■ SET TASK
Without the pictures, return exactly the lines from the one with "Generate a LaTeX" through the one with "(ds2) at (248,322)". Both end lines belong in the copy.

■ GIVEN INFORMATION
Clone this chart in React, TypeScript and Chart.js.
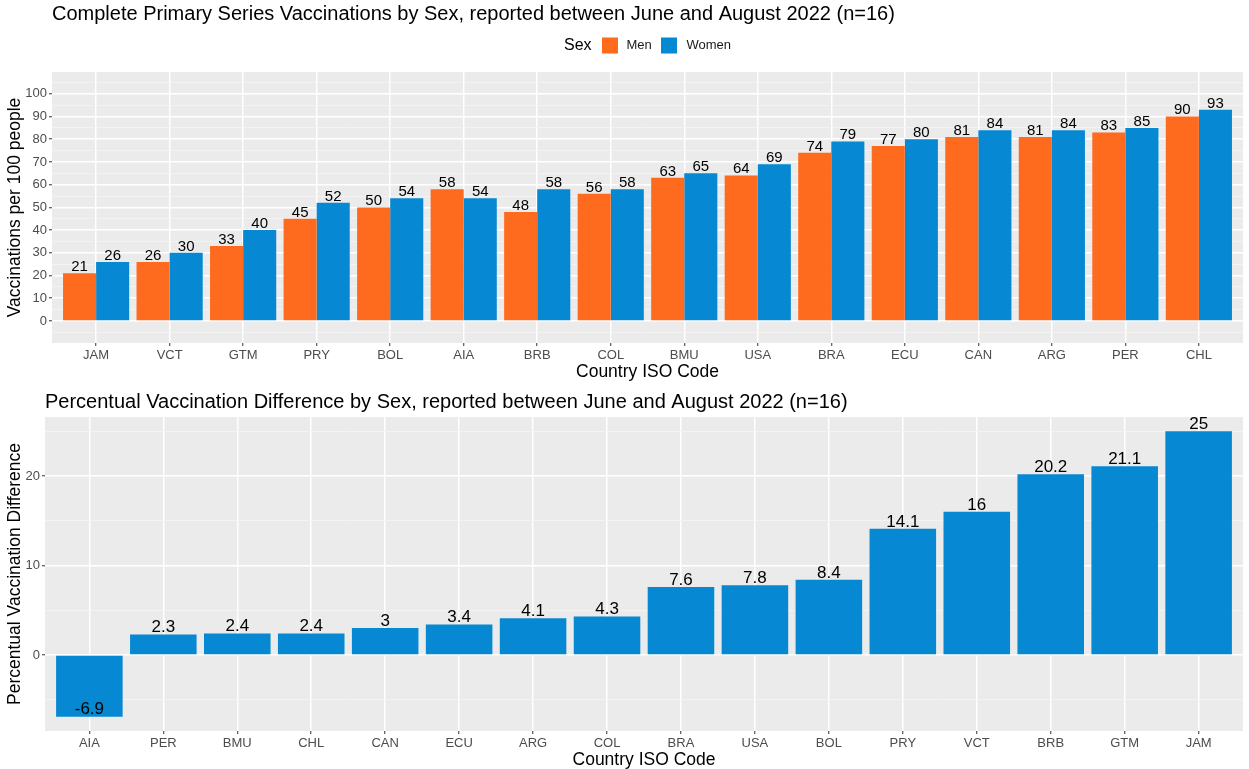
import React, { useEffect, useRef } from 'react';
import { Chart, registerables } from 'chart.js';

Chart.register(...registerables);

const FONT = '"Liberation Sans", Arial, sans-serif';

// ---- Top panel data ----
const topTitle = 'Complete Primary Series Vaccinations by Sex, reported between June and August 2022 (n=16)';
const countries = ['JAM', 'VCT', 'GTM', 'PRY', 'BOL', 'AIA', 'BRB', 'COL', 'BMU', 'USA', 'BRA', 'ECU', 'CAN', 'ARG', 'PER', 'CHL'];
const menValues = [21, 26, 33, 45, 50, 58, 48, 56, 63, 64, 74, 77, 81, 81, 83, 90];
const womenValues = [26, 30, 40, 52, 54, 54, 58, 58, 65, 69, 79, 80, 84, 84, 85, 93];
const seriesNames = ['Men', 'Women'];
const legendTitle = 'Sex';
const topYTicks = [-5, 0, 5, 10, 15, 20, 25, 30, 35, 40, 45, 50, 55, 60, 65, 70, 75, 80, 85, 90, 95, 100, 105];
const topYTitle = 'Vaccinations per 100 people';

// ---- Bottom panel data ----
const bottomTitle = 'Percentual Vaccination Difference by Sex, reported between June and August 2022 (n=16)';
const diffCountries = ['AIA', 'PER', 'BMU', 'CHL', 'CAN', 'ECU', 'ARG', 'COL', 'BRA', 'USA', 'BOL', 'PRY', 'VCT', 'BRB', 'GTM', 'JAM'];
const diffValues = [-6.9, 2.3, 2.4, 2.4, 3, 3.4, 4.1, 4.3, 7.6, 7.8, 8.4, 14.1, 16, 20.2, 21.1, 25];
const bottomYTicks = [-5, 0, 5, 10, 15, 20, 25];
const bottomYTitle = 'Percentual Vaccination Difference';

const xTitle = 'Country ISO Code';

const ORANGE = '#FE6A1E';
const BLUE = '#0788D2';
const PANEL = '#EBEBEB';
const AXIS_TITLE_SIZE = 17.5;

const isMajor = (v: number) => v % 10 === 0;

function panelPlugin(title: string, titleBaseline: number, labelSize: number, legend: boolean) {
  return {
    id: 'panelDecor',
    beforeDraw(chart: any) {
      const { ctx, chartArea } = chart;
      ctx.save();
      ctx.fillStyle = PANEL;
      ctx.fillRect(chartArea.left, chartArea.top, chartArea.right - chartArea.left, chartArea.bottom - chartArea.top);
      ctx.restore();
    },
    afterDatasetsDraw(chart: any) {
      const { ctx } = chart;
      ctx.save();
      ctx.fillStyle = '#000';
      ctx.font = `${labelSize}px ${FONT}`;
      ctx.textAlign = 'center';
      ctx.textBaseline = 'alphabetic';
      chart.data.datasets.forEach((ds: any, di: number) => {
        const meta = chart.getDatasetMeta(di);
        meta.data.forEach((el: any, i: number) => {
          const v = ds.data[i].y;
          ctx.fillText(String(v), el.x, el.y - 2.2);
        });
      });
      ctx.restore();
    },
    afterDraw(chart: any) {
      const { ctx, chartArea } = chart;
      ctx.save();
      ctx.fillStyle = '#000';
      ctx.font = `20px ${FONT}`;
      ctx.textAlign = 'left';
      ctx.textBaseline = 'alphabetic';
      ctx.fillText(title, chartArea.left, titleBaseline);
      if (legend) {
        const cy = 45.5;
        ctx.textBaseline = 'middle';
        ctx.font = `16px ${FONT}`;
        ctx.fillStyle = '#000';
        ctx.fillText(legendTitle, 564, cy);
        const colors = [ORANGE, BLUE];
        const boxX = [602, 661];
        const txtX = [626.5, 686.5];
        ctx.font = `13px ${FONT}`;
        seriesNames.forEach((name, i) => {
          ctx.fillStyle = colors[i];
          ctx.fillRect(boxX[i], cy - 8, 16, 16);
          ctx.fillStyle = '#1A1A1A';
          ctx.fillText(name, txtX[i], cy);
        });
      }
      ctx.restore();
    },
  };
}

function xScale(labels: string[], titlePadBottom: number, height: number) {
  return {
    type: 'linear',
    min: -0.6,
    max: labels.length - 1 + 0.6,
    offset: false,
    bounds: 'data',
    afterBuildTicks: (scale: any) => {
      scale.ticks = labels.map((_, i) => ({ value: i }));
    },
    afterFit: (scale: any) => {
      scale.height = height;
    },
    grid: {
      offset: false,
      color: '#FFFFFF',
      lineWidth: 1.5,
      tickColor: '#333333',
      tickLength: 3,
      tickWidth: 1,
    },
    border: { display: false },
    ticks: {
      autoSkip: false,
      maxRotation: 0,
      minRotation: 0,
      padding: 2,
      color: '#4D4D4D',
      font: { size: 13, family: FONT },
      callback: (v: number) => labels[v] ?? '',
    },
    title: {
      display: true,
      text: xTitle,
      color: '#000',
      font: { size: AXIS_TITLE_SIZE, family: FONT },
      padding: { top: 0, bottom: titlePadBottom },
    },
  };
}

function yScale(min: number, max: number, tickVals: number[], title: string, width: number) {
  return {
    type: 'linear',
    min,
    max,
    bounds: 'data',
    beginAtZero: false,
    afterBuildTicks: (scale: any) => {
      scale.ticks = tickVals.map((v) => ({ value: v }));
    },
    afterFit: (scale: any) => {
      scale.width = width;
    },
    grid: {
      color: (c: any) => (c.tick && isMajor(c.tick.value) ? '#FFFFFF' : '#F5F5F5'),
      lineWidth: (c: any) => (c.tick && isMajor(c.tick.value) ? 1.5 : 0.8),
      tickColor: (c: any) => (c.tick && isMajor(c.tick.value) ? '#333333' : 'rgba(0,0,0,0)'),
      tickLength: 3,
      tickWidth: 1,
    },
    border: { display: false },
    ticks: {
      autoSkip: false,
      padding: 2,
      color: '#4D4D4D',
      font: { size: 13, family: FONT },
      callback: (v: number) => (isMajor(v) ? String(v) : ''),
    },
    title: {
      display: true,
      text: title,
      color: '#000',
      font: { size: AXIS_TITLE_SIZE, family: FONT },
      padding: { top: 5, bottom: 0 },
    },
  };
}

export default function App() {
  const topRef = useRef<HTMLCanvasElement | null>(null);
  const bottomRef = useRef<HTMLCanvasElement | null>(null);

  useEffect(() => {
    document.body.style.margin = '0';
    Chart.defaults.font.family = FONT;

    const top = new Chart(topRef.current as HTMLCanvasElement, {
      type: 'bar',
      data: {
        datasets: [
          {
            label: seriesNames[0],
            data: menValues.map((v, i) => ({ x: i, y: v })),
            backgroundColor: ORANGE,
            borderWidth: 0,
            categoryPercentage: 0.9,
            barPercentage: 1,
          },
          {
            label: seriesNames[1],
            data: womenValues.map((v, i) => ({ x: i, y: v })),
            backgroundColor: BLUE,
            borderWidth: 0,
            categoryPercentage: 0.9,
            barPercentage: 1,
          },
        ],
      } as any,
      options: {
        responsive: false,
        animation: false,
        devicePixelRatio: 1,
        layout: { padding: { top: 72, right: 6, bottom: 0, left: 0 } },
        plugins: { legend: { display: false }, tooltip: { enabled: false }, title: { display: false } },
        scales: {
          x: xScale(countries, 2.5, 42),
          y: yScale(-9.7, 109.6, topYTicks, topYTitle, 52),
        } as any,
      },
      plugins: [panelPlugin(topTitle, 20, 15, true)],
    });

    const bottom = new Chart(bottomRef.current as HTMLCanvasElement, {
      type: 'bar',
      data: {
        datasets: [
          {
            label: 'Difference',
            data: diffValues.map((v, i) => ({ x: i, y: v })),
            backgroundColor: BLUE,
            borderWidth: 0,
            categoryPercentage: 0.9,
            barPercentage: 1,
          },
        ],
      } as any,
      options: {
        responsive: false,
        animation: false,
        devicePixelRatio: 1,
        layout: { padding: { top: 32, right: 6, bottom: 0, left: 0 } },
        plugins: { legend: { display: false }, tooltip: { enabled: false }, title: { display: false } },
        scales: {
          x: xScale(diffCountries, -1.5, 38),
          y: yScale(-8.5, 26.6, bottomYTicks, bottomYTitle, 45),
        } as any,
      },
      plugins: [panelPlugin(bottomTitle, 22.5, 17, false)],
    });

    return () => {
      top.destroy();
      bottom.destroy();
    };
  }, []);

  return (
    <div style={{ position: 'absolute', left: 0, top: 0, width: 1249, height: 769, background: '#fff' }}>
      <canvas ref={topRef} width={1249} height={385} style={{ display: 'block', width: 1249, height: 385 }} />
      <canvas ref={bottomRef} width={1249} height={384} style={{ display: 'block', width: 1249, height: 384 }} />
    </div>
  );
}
==
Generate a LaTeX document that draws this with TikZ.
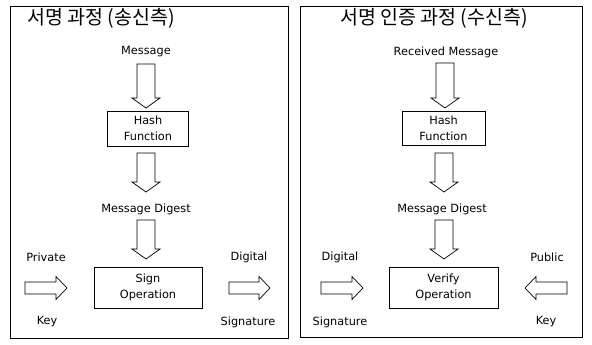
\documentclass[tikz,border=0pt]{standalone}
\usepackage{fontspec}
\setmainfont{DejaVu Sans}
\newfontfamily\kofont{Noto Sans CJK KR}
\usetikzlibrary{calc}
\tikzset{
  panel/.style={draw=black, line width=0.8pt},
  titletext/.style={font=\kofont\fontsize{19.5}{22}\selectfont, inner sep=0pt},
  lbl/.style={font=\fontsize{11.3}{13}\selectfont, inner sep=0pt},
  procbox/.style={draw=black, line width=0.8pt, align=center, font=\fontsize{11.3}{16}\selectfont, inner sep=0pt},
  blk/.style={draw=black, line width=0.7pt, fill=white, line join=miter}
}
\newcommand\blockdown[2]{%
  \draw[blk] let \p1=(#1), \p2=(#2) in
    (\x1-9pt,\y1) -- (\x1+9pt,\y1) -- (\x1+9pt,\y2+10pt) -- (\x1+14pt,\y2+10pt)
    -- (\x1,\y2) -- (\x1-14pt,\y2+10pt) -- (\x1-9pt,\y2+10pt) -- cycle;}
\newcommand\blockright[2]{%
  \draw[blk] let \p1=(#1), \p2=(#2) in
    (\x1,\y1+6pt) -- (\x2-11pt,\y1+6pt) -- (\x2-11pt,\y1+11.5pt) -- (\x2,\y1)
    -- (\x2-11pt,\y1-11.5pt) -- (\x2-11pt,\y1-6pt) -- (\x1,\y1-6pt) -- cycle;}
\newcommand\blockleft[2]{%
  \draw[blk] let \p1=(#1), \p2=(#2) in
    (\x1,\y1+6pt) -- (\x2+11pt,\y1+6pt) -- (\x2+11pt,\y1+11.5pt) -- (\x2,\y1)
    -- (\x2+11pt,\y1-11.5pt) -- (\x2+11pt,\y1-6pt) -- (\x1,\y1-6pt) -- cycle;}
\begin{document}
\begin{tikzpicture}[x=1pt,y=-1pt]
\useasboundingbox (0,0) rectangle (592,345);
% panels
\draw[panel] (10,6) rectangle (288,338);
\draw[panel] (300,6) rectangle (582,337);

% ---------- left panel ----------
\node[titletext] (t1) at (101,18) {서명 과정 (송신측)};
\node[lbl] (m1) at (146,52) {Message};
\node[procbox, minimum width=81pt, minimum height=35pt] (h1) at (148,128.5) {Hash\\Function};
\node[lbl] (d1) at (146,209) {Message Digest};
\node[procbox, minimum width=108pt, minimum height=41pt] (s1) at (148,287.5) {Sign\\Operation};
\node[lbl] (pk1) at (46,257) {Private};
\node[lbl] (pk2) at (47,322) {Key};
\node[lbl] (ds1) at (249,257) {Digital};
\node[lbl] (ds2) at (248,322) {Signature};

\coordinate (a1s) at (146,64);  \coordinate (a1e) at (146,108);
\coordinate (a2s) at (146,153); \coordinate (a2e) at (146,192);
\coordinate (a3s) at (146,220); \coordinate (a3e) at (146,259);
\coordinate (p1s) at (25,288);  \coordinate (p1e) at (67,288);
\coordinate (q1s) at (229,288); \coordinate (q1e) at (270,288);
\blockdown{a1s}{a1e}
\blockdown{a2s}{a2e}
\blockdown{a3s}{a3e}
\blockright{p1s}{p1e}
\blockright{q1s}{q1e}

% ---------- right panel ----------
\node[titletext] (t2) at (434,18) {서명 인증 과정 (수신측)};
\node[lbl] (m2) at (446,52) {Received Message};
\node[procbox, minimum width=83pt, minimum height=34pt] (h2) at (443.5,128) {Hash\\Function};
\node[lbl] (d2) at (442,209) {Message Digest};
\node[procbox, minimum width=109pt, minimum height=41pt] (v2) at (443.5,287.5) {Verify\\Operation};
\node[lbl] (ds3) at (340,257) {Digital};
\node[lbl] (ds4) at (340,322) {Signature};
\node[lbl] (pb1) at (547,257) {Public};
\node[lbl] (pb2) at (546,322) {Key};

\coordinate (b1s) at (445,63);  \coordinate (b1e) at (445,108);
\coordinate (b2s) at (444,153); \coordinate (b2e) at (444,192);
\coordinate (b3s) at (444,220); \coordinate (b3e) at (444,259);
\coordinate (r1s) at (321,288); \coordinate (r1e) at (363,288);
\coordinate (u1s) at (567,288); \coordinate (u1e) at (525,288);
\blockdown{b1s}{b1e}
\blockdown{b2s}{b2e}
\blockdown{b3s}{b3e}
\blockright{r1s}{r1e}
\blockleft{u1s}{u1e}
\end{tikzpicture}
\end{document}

■ CORRECT RESPONSE
Generate a LaTeX document that draws this with TikZ.
\documentclass[tikz,border=0pt]{standalone}
\usepackage{fontspec}
\setmainfont{DejaVu Sans}
\newfontfamily\kofont{Noto Sans CJK KR}
\usetikzlibrary{calc}
\tikzset{
  panel/.style={draw=black, line width=0.8pt},
  titletext/.style={font=\kofont\fontsize{19.5}{22}\selectfont, inner sep=0pt},
  lbl/.style={font=\fontsize{11.3}{13}\selectfont, inner sep=0pt},
  procbox/.style={draw=black, line width=0.8pt, align=center, font=\fontsize{11.3}{16}\selectfont, inner sep=0pt},
  blk/.style={draw=black, line width=0.7pt, fill=white, line join=miter}
}
\newcommand\blockdown[2]{%
  \draw[blk] let \p1=(#1), \p2=(#2) in
    (\x1-9pt,\y1) -- (\x1+9pt,\y1) -- (\x1+9pt,\y2+10pt) -- (\x1+14pt,\y2+10pt)
    -- (\x1,\y2) -- (\x1-14pt,\y2+10pt) -- (\x1-9pt,\y2+10pt) -- cycle;}
\newcommand\blockright[2]{%
  \draw[blk] let \p1=(#1), \p2=(#2) in
    (\x1,\y1+6pt) -- (\x2-11pt,\y1+6pt) -- (\x2-11pt,\y1+11.5pt) -- (\x2,\y1)
    -- (\x2-11pt,\y1-11.5pt) -- (\x2-11pt,\y1-6pt) -- (\x1,\y1-6pt) -- cycle;}
\newcommand\blockleft[2]{%
  \draw[blk] let \p1=(#1), \p2=(#2) in
    (\x1,\y1+6pt) -- (\x2+11pt,\y1+6pt) -- (\x2+11pt,\y1+11.5pt) -- (\x2,\y1)
    -- (\x2+11pt,\y1-11.5pt) -- (\x2+11pt,\y1-6pt) -- (\x1,\y1-6pt) -- cycle;}
\begin{document}
\begin{tikzpicture}[x=1pt,y=-1pt]
\useasboundingbox (0,0) rectangle (592,345);
% panels
\draw[panel] (10,6) rectangle (288,338);
\draw[panel] (300,6) rectangle (582,337);

% ---------- left panel ----------
\node[titletext] (t1) at (101,18) {서명 과정 (송신측)};
\node[lbl] (m1) at (146,52) {Message};
\node[procbox, minimum width=81pt, minimum height=35pt] (h1) at (148,128.5) {Hash\\Function};
\node[lbl] (d1) at (146,209) {Message Digest};
\node[procbox, minimum width=108pt, minimum height=41pt] (s1) at (148,287.5) {Sign\\Operation};
\node[lbl] (pk1) at (46,257) {Private};
\node[lbl] (pk2) at (47,322) {Key};
\node[lbl] (ds1) at (249,257) {Digital};
\node[lbl] (ds2) at (248,322) {Signature};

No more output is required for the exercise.